During my Diploma in Computer Graphic Design course we were given a 'keyboard-free' design assignment based on the theme of 'The Journey'. While I baulked at such a nonspecific 'theme' (anything could fit, right?), I happily took the opportunity to portray the greatest 'journey' of them all in my mind: The Fool's Journey of the Tarot, a symbol of all journeys in life and consciousness.

I'd bought the piece of glass at a second-hand shop a few months previously (another coffee table top!? see 'Fool's Journey Mandala' above). Because the design could have worked with just a square pane of glass showing through a circular hole in the frame, I consciously chose a 'tricky' style where the glass sits just a touch above the box frame, held in the eight grooves cut out of the corners of the raised 'mandala' shaped woodwork.

Hopefully this - my original symbol of the holistic nature of the Tarot - and the work mentioned above, might intrigue those 'design-oriented' folk, that have found at least my Q*Design work, to take a look at the Q*Tarot section also. Go on - it's not 'mock-gypsy trumpery' of some such (in fact 'Trump'-ery of a very different sort - little 'in joke' there). The Tarot is very much a primer on design principles also.

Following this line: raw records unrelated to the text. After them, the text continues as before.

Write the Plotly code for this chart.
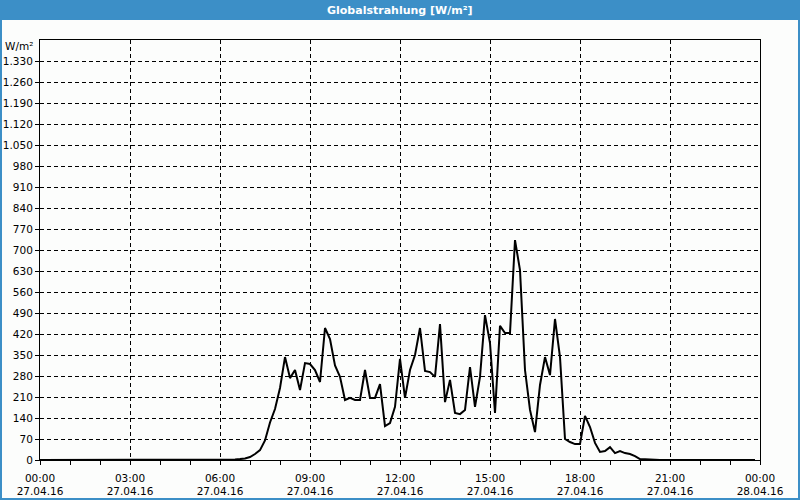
import pandas as pd
import plotly.graph_objects as go

# 10-minute values, 27.04.2016 00:00 .. 23:50
times = pd.date_range("2016-04-27 00:00", periods=144, freq="10min")
radiation = (
    [0] * 38
    + [1, 2, 3, 5, 10, 20, 33, 65, 125, 170, 240, 343,
       273, 300, 233, 323, 320, 300, 260, 440, 403, 315, 277, 200,
       207, 200, 200, 300, 207, 207, 253, 113, 123, 177, 337, 207,
       300, 350, 440, 297, 293, 277, 453, 193, 267, 157, 153, 167,
       310, 177, 277, 483, 390, 157, 447, 423, 423, 733, 633, 300,
       167, 93, 250, 343, 283, 470, 343, 70, 60, 53, 53, 147,
       110, 57, 27, 30, 43, 23, 30, 23, 20, 13, 3, 2]
    + [0] * 22
)

x_tickvals = pd.date_range("2016-04-27 00:00", periods=9, freq="3h")
x_ticktext = [
    "00:00<br>27.04.16", "03:00<br>27.04.16", "06:00<br>27.04.16",
    "09:00<br>27.04.16", "12:00<br>27.04.16", "15:00<br>27.04.16",
    "18:00<br>27.04.16", "21:00<br>27.04.16", "00:00<br>28.04.16",
]
y_tickvals = list(range(0, 1331, 70))

title_text = "Globalstrahlung [W/m²]"
unit_text = "W/m²"

BLUE = "#3c8fc7"
BG = "#fcfdfc"
FONT = "DejaVu Sans"

fig = go.Figure()
fig.add_trace(go.Scatter(
    x=times, y=radiation, mode="lines",
    line=dict(color="black", width=2), hoverinfo="skip", showlegend=False,
))

W, H = 800, 500
L, R, T, B = 40, 40, 40, 40
pw, ph = W - L - R, H - T - B


def px_x(px):
    return (px - L) / pw


def px_y(py):
    return (H - B - py) / ph


shapes = [
    # title bar
    dict(type="rect", xref="paper", yref="paper",
         x0=px_x(0), x1=px_x(W), y0=px_y(20), y1=px_y(0),
         fillcolor=BLUE, line=dict(width=0), layer="below"),
    # outer frame
    dict(type="rect", xref="paper", yref="paper",
         x0=px_x(1), x1=px_x(W - 1), y0=px_y(H - 1), y1=px_y(1),
         fillcolor="rgba(0,0,0,0)", line=dict(color=BLUE, width=2), layer="below"),
]

fig.update_layout(
    width=W, height=H,
    margin=dict(l=L, r=R, t=T, b=B, autoexpand=False),
    paper_bgcolor=BG, plot_bgcolor=BG,
    separators=",.",
    font=dict(family=FONT, size=10, color="black"),
    shapes=shapes,
    annotations=[
        dict(text="<b>" + title_text + "</b>", xref="paper", yref="paper",
             x=0.5, y=px_y(10), xanchor="center", yanchor="middle",
             showarrow=False, font=dict(family=FONT, size=11, color="white")),
        dict(text=unit_text, xref="paper", yref="paper",
             x=px_x(35), y=px_y(46), xanchor="right", yanchor="middle",
             showarrow=False, font=dict(family=FONT, size=10.5, color="black")),
    ],
    xaxis=dict(
        type="date", automargin=False,
        range=[x_tickvals[0], x_tickvals[-1]],
        tickmode="array", tickvals=x_tickvals, ticktext=x_ticktext,
        showgrid=True, gridcolor="black", gridwidth=1, griddash="4px,3px",
        showline=True, linecolor="black", linewidth=1, mirror=True,
        ticks="outside", ticklen=4, tickcolor="black",
        ticklabelstandoff=4,
        minor=dict(dtick=3600000, ticks="outside", ticklen=4, tickcolor="black", showgrid=False),
        zeroline=False, fixedrange=True,
        tickfont=dict(size=10.5),
    ),
    yaxis=dict(
        automargin=False,
        range=[0, 1400],
        tickmode="array", tickvals=y_tickvals,
        separatethousands=True,
        showgrid=True, gridcolor="black", gridwidth=1, griddash="4px,3px",
        showline=True, linecolor="black", linewidth=1, mirror=True,
        ticks="outside", ticklen=4, tickcolor="black",
        zeroline=False, fixedrange=True,
        tickfont=dict(size=10.5),
    ),
)

fig.write_html("out.html")
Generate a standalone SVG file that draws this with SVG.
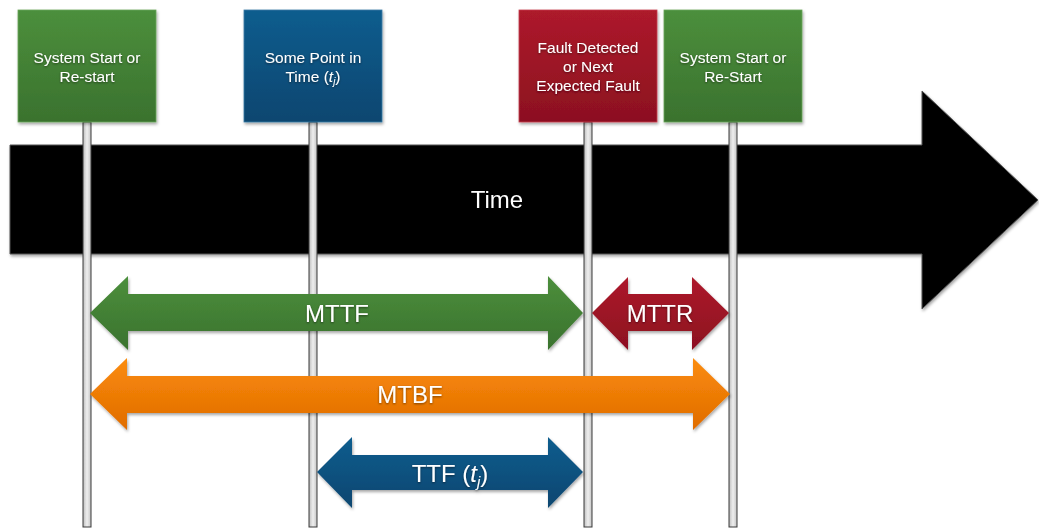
<svg xmlns="http://www.w3.org/2000/svg" width="1039" height="529" viewBox="0 0 1039 529">
<style>
  .lbl { font-family: "Liberation Sans", Arial, sans-serif; fill: #ffffff; text-anchor: middle; }
  .box { font-size: 15.5px; }
  .big { font-size: 24px; }
  .pole { fill: url(#poleG); stroke: #3a3a3a; stroke-width: 1; }
</style>
<defs>
  <linearGradient id="greenG" x1="0" y1="0" x2="0" y2="1">
    <stop offset="0" stop-color="#4c8f3c"/><stop offset="1" stop-color="#3a722e"/>
  </linearGradient>
  <linearGradient id="blueG" x1="0" y1="0" x2="0" y2="1">
    <stop offset="0" stop-color="#105d8e"/><stop offset="1" stop-color="#0b4670"/>
  </linearGradient>
  <linearGradient id="redG" x1="0" y1="0" x2="0" y2="1">
    <stop offset="0" stop-color="#ad1a2b"/><stop offset="1" stop-color="#8c1020"/>
  </linearGradient>
  <linearGradient id="orangeG" x1="0" y1="0" x2="0" y2="1">
    <stop offset="0" stop-color="#fb8c0c"/><stop offset="1" stop-color="#e06c00"/>
  </linearGradient>
  <linearGradient id="poleG" x1="0" y1="0" x2="1" y2="0">
    <stop offset="0" stop-color="#bdbdbd"/><stop offset="0.5" stop-color="#eeeeee"/><stop offset="1" stop-color="#c4c4c4"/>
  </linearGradient>
  <filter id="sh" x="-10%" y="-10%" width="130%" height="130%">
    <feDropShadow dx="1" dy="2" stdDeviation="1.5" flood-color="#000" flood-opacity="0.35"/>
  </filter>
  <filter id="tsh" x="-10%" y="-20%" width="120%" height="150%">
    <feDropShadow dx="0" dy="1" stdDeviation="1" flood-color="#000" flood-opacity="0.5"/>
  </filter>
</defs>

<g id="time-arrow" filter="url(#sh)">
  <polygon points="10,145 922,145 922,91 1038,200 922,309 922,254 10,254" fill="#000" stroke="#555" stroke-width="1"/>
  <text class="lbl big" x="497" y="208">Time</text>
</g>

<g id="connectors">
  <rect class="pole" x="83" y="122" width="8" height="405"/>
  <rect class="pole" x="309" y="122" width="8" height="405"/>
  <rect class="pole" x="584" y="122" width="8" height="405"/>
  <rect class="pole" x="729" y="122" width="8" height="405"/>
</g>

<g id="node-start" filter="url(#sh)">
  <rect x="18" y="10" width="138" height="112" fill="url(#greenG)" stroke="#6aa55a" stroke-width="0.8"/>
  <g filter="url(#tsh)">
    <text class="lbl box" x="87" y="63">System Start or</text>
    <text class="lbl box" x="87" y="82">Re-start</text>
  </g>
</g>

<g id="node-point" filter="url(#sh)">
  <rect x="244" y="10" width="138" height="112" fill="url(#blueG)" stroke="#3a7aa5" stroke-width="0.8"/>
  <g filter="url(#tsh)">
    <text class="lbl box" x="313" y="63">Some Point in</text>
    <text class="lbl box" x="313" y="82">Time (<tspan font-style="italic">t</tspan><tspan font-style="italic" font-size="10" dy="3">j</tspan><tspan dy="-3">)</tspan></text>
  </g>
</g>

<g id="node-fault" filter="url(#sh)">
  <rect x="519" y="10" width="138" height="112" fill="url(#redG)" stroke="#c54050" stroke-width="0.8"/>
  <g filter="url(#tsh)">
    <text class="lbl box" x="588" y="53">Fault Detected</text>
    <text class="lbl box" x="588" y="72">or Next</text>
    <text class="lbl box" x="588" y="91">Expected Fault</text>
  </g>
</g>

<g id="node-restart" filter="url(#sh)">
  <rect x="664" y="10" width="138" height="112" fill="url(#greenG)" stroke="#6aa55a" stroke-width="0.8"/>
  <g filter="url(#tsh)">
    <text class="lbl box" x="733" y="63">System Start or</text>
    <text class="lbl box" x="733" y="82">Re-Start</text>
  </g>
</g>

<g id="mttf" filter="url(#sh)">
  <polygon points="90,313 128,276 128,294 548,294 548,276 583,313 548,350 548,331 128,331 128,350" fill="url(#greenG)"/>
  <text class="lbl big" x="337" y="322" filter="url(#tsh)">MTTF</text>
</g>

<g id="mttr" filter="url(#sh)">
  <polygon points="592,313 628,277 628,294 692,294 692,277 729,313 692,350 692,331 628,331 628,350" fill="url(#redG)"/>
  <text class="lbl big" x="660" y="322" filter="url(#tsh)">MTTR</text>
</g>

<g id="mtbf" filter="url(#sh)">
  <polygon points="90,394 127,358 127,376 693,376 693,358 730,394 693,430 693,413 127,413 127,430" fill="url(#orangeG)"/>
  <text class="lbl big" x="410" y="403" filter="url(#tsh)">MTBF</text>
</g>

<g id="ttf" filter="url(#sh)">
  <polygon points="317,472 352,437 352,455 548,455 548,437 583,472 548,508 548,490 352,490 352,508" fill="url(#blueG)"/>
  <text class="lbl big" x="450" y="482" filter="url(#tsh)">TTF (<tspan font-style="italic">t</tspan><tspan font-style="italic" font-size="15" dy="5">j</tspan><tspan dy="-5">)</tspan></text>
</g>
</svg>
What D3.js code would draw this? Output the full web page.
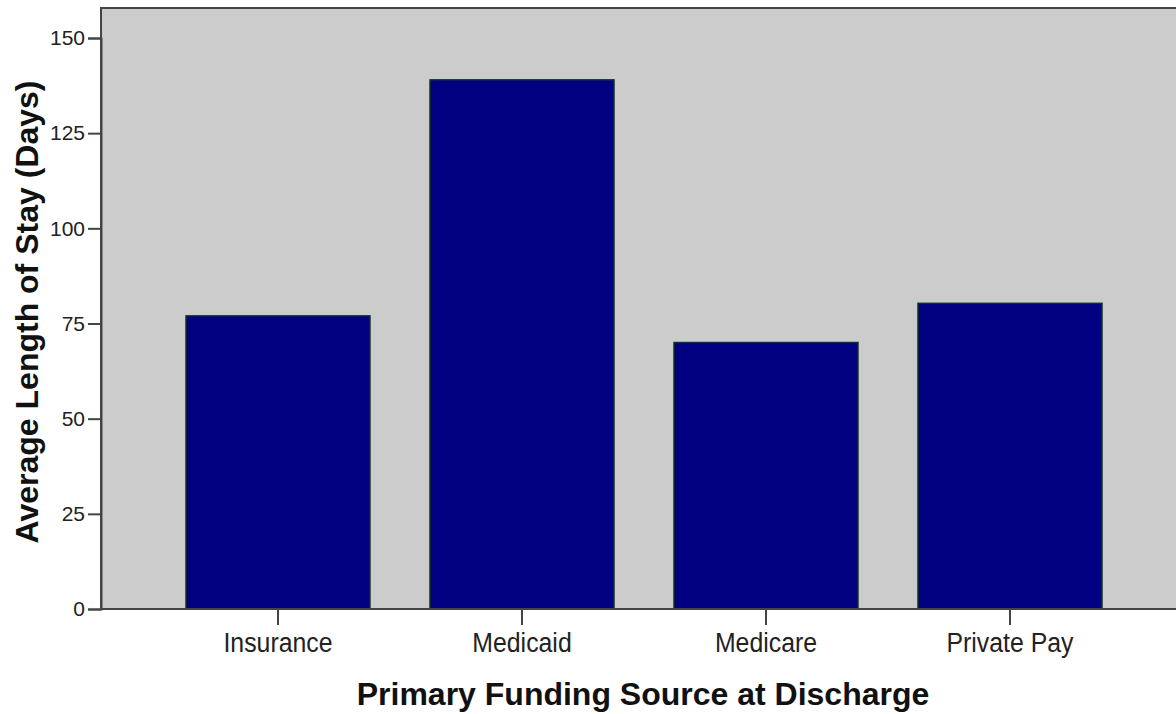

And to end this section on a high note. Making the Taromandala Light Mandala was a real condensation of my studies of many years, and so no surprise to add a very 'condensed' one sentence as a 'cryptic description' of it when I had finished it. This could apply to the 'Fool's Journey Mandala' above also.

The 'Journey' of Life.

"The journey of life is to embrace all opposites at the heart in a realization of paradox, wandering the circumference of the world in fractal cycles of initiation, reuniting images with their shadows, remembering the light of inner guidance and outer guides to bring forth gifts from hidden places, in service to the lessening of separation, to dwell in peace at the heart, in the world but not of it, at home in the company of the great realizers."